Description of problem: The tulip driver with a DECchip 21142/43 nic card will toggle the PRIOMISC flag off (as reported by ip link show eth0) if it is already set. This is a problem is 2 instances of tcpdump (WITHOUT the -p option) or another program which sets the PROMISC flag are called simultaneously. The first call to tcpdump sets the flag and the second instance of tcpdump unsets the flag. If the second instance of tcpdump is stopped the flag is reset. Version-Release number of selected component (if applicable): How reproducible: Always Steps to Reproduce: 1. Use the correct NIC/driver 2. Run two instances of tcpdump simultaneously(without the -p option) 3. Check ip link show eth0 Actual Results: the promisc flag is not set and both copies of tcpdump only see broadcast/traffic destined for the machine Expected Results: the promisc flag should still be set and tcpdump should see all traffic Additional info: If either of the isntances of tcpdump are stopped the flag is set back. When the first instance is stoped again the flag is unset (as expected)

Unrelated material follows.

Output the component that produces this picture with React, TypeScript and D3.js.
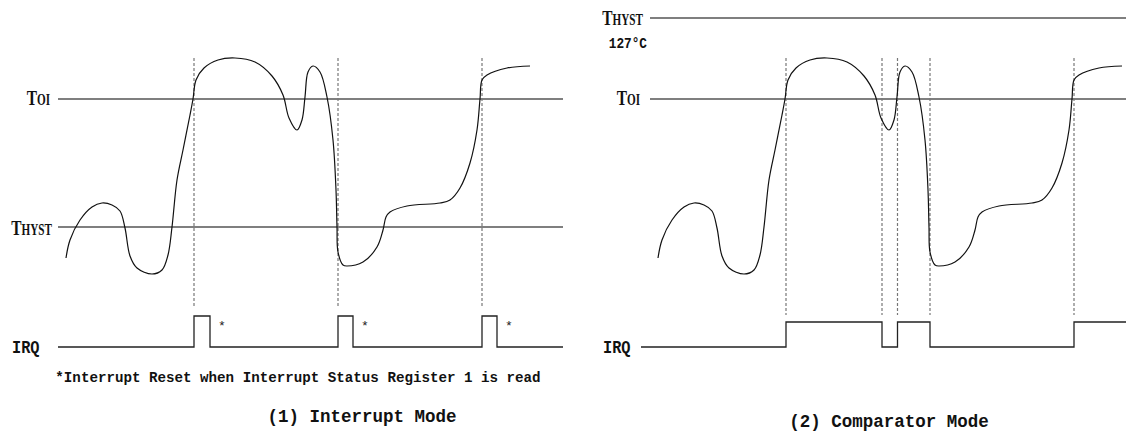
import * as d3 from "d3";
import { useEffect, useRef } from "react";

// temperature trace: [time, level]
// level units: T_OI = 100, T_HYST (interrupt mode) = 36
const traceTime = [
    8, 12, 22, 34, 44, 54, 62, 67, 72, 79, 94, 104, 110, 114, 119, 125, 132, 135, 138, 146,
    160, 177, 197, 214, 225, 231, 239, 244, 247, 250, 255, 262, 269, 275, 278, 279, 280, 285,
    289, 305, 319, 325, 328, 332, 349, 382, 392, 402, 412, 419, 422, 424, 429, 449, 472,
];
const traceLevel = [
    20.5, 29.5, 39.5, 46, 48, 47, 44, 35.5, 21.5, 15.5, 12.5, 14.5, 22, 36, 59.5, 74.5, 92, 100, 109.5, 115.5,
    119.5, 120.5, 118.5, 111.5, 102, 90.5, 84.5, 89.5, 101, 113.5, 116.5, 113.5, 101, 79.5, 54.5, 36, 23.5, 17,
    16.5, 18.5, 26, 34.5, 41, 43.5, 46.5, 48, 49.5, 55.5, 68, 84.5, 100, 109.5, 112, 115.5, 116.5,
];

const T_OI = 100;
const T_HYST_INT = 36;
const T_HYST_CMP = 140.5;

// events (dashed markers) per mode
const interruptEvents = [136, 280, 424];
const comparatorEvents = [136, 232, 247.5, 280, 424];

// IRQ high intervals
const interruptPulses = [[136, 152], [280, 295], [424, 439]];
const comparatorHigh = [[136, 232], [247.5, 280], [424, 480]];

const footnote = "*Interrupt Reset when Interrupt Status Register 1 is read";
const titles = ["(1) Interrupt Mode", "(2) Comparator Mode"];

const WIDTH = 1126;
const HEIGHT = 435;

const MONO = "'Liberation Mono', 'DejaVu Sans Mono', monospace";
const SERIF = "'Liberation Serif', 'DejaVu Serif', serif";

function App() {
    const svgRef = useRef<SVGSVGElement | null>(null);

    useEffect(() => {
        if (!svgRef.current) return;
        const svg = d3.select(svgRef.current);
        svg.selectAll("*").remove();

        const y = d3.scaleLinear().domain([36, 100]).range([227, 99]);
        const irqLow = 347;

        const points = traceTime.map((t, i) => [t, traceLevel[i]] as [number, number]);

        const drawPanel = (originX: number, endX: number, mode: "int" | "cmp") => {
            const x = d3.scaleLinear().domain([0, 100]).range([originX, originX + 100]);
            const g = svg.append("g");

            // reference levels
            const levelLine = (lvl: number) =>
                g.append("line")
                    .attr("x1", x(0)).attr("x2", endX)
                    .attr("y1", y(lvl)).attr("y2", y(lvl))
                    .attr("stroke", "#555").attr("stroke-width", 1.3);

            // condensed "T" + small caps subscript label
            const tLabel = (sub: string, right: number, yy: number) => {
                const t = g.append("g")
                    .attr("transform", `translate(${right},${yy}) scale(0.7,1)`)
                    .append("text")
                    .attr("text-anchor", "end")
                    .attr("font-family", SERIF)
                    .attr("font-weight", "bold")
                    .attr("fill", "#111");
                t.append("tspan").attr("font-size", 22).text("T");
                t.append("tspan").attr("font-size", 16).text(sub);
            };

            levelLine(T_OI);
            if (mode === "int") {
                levelLine(T_HYST_INT);
                tLabel("OI", x(-8), y(T_OI) + 6);
                tLabel("HYST", x(-6), y(T_HYST_INT) + 8);
            } else {
                levelLine(T_HYST_CMP);
                tLabel("OI", x(-10), y(T_OI) + 6);
                tLabel("HYST", x(-7), y(T_HYST_CMP) + 7);
                g.append("g")
                    .attr("transform", `translate(${x(-3)},48) scale(0.85,1)`)
                    .append("text")
                    .attr("text-anchor", "end")
                    .attr("font-family", MONO)
                    .attr("font-weight", "bold")
                    .attr("font-size", 15)
                    .attr("fill", "#111")
                    .text("127°C");
            }

            // event markers
            const events = mode === "int" ? interruptEvents : comparatorEvents;
            const dashBottom = mode === "int" ? 308 : 315;
            g.selectAll(".ev")
                .data(events)
                .enter()
                .append("line")
                .attr("x1", d => x(d)).attr("x2", d => x(d))
                .attr("y1", 58).attr("y2", dashBottom)
                .attr("stroke", "#777")
                .attr("stroke-width", 1.2)
                .attr("stroke-dasharray", "3,2");

            // temperature trace
            const line = d3.line<[number, number]>()
                .x(d => x(d[0]))
                .y(d => y(d[1]))
                .curve(d3.curveCatmullRom.alpha(0.5));
            g.append("path")
                .attr("d", line(points) ?? "")
                .attr("fill", "none")
                .attr("stroke", "#111")
                .attr("stroke-width", 1.2);

            // IRQ waveform
            const highY = mode === "int" ? 316 : 322;
            const startT = mode === "int" ? 0 : -9;
            const endT = mode === "int" ? 505 : 480;
            const spans = mode === "int" ? interruptPulses : comparatorHigh;
            const wave: [number, number][] = [[startT, irqLow]];
            spans.forEach(([a, b]) => {
                wave.push([a, irqLow], [a, highY], [Math.min(b, endT), highY]);
                if (b < endT) wave.push([b, irqLow]);
            });
            if (spans[spans.length - 1][1] < endT) wave.push([endT, irqLow]);
            g.append("path")
                .attr("d", d3.line<[number, number]>().x(d => x(d[0])).y(d => d[1])(wave) ?? "")
                .attr("fill", "none")
                .attr("stroke", "#222")
                .attr("stroke-width", 1.3);

            g.append("g")
                .attr("transform", `translate(${x(mode === "int" ? -46 : -47)},${irqLow + 6}) scale(0.85,1)`)
                .append("text")
                .attr("font-family", MONO)
                .attr("font-weight", "bold")
                .attr("font-size", 18)
                .attr("fill", "#111")
                .text("IRQ");

            if (mode === "int") {
                g.selectAll(".star")
                    .data(interruptPulses)
                    .enter()
                    .append("text")
                    .attr("x", d => x(d[1] + 12))
                    .attr("y", 330)
                    .attr("text-anchor", "middle")
                    .attr("font-family", MONO)
                    .attr("font-size", 13)
                    .attr("fill", "#222")
                    .text("*");

                g.append("text")
                    .attr("x", 298).attr("y", 382)
                    .attr("text-anchor", "middle")
                    .attr("font-family", MONO)
                    .attr("font-weight", "bold")
                    .attr("font-size", 14.2)
                    .attr("fill", "#111")
                    .text(footnote);
            }

            g.append("text")
                .attr("x", mode === "int" ? 362 : 889)
                .attr("y", mode === "int" ? 422 : 427)
                .attr("text-anchor", "middle")
                .attr("font-family", MONO)
                .attr("font-weight", "bold")
                .attr("font-size", 17.5)
                .attr("fill", "#111")
                .text(titles[mode === "int" ? 0 : 1]);
        };

        drawPanel(58, 563, "int");
        drawPanel(650, WIDTH, "cmp");
    }, []);

    return (
        <svg
            ref={svgRef}
            width={WIDTH}
            height={HEIGHT}
            style={{ position: "absolute", left: 0, top: 0, background: "#fff" }}
        />
    );
}

export default App;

Yeah, this works on RHEL3 as well. Its just that the way tcpdump enables promiscuous mode now doesn't set the interface promisc flag. That again might be a bug, or simply misleading, but if the route table isnt properly set, you will only get broadcast trafic on that interface with the simple tests we've been doing. If you reconfig the route table to force traffic to that interface for that host, you'll get alot more.

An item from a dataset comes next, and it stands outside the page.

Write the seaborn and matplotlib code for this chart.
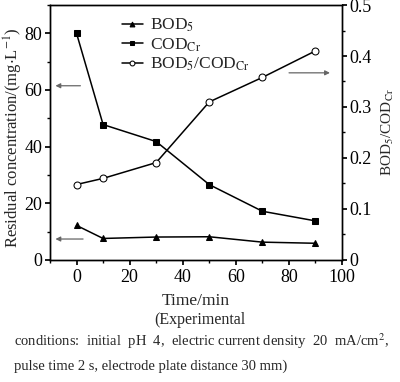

That's correct and all of this behavior is on purpose. The promiscuous flag exists only to pacify the older BSD ioctls on network devices which only allow a binary "on/off" control of the promiscuous setting. Whereas the method tcpdump uses via AF_PACKET is reference count based, so you don't get problems like: 1) start tcpdump instance 1 2) start tcpdump instance 2 3) close tcpdump instance 2 4) oops tcpdump instance 1 stops seeing traffic because promisc got turned off by step #3 SO the reference counted promisc setting does not show up as the promisc flag being set for the device, as seen by deprecated tools such as ifconfig and friends. Things get very complicated if one of the BSD ioctls to set/clear the binary version of the promisc state occurs while the refernce counter version is in use. We make reasonable efforts to provide somewhat sane behavior here. This is not a bug and I would close this bugzilla entry.
I don't think the behavior I'm seeing is the way the promisc setting is supposed to work and is the "correct" way. The problem I am running into is the following which stray from the way the reference counter should be working: 1. Start tcpdump #1 - interface goes into promisc 2. Start tcpdump #2 - interface promisc setting becomes unset (and #1 and #2 only see bcasts/ARPs) 3. Stop tcpdump #2 - interface goes back into promisc setting (and #1 can see all traffic on the wire) OR 1. Start tcpdump #1 - interface goes into promisc 2. Start tcpdump #2 - interface promisc setting becomes unset (and #1 and #2 only see bcasts/ARPs) 3. Start tcpdump #3 - interface goes into promisc (and #1 #2 and #3 can see all the traffic on the wire) Either 1) the kernel has a bug in the way PACKET_ADD_MEMBERSHIP is implemented, in which case it should get fixed 2) libpcap isn't using PACKET_ADD_MEMBERSHIP correctly, in which case it should be fixed (and if Redhat fixes it, they should send libpcap authors the fixes so they can go into a future release of libpcap and Redhat should update the packet(7) man page to make it clearer how that stuff is supposed to work.)